Despite this glorious achievement, the nation has somewhat veered into a totally different socio-economic development direction which was not initially intended by our forefathers.

This has sadly led to citizens aligning and competing among themselves for economic survival, creating an environment of extreme greed and corruption, which has subsequently led to higher unemployment levels, country-wide poverty and destitution.

The generation prior to our independence were united among themselves for the common goal to free the motherland through whatever means necessary from the hook of the apartheid regime. They did this without any foresight to any material gain with the ultimate objective that all that is bestowed upon Namibia belongs to Namibians.

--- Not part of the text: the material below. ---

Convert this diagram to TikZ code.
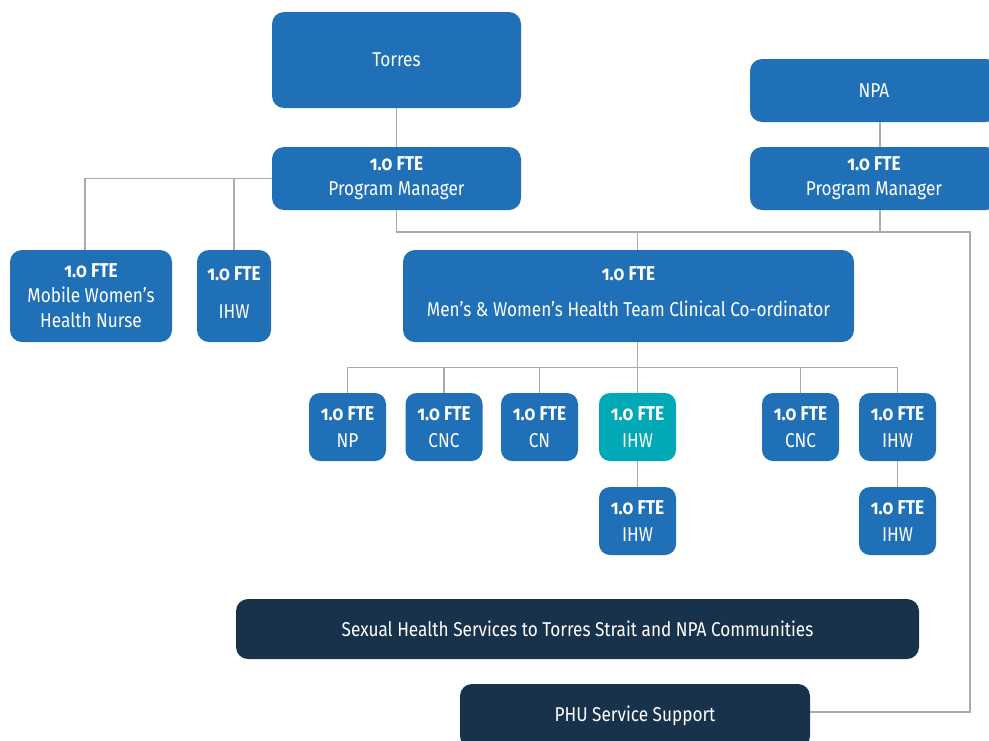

This generation through the participation of all progressive Namibians and with the support of the international community worked well together vigorously and tirelessly through many fronts to ensure that Namibia became a free nation to, among others, determine its own destiny.

In contrast to the above political achievement through the unity of purpose that was embraced prior to our independence, the political generation post-independence somehow subsequently dispersed from their core uniting values that they always had prior to our independence and henceforth thereafter compromised themselves towards a political and economic system that, whether through design or default, favoured more those already with the means to best acquire and utilise private capital to the detriment of the less fortunate members of society.

In that context, the current Namibian youth despite all good intentions by all concerned lack the necessary unification and leadership qualities and attributes of the same generation that led the country to achieve its national independence which as a broad consequence has rendered the current generation the inability to achieve the total economic independence as is aspired by the late liberation icon.

Therefore, the current youth have to seriously take note of the significant role played by the various historic progressive leaders and unite as an entity to continue upon where others have achieved. In the same vein, the older generation should deliberately create an environment upon which the new generation can acquire and use the same fundamental traits that will empower them to successfully achieve the economic freedom that were initially intended. In the absence of that, the economic struggle might, going forward, go up in smoke.

May the soul of Ya Toivo rest in eternal peace.

* Pendapala Hangala is a Namibian socio-economist.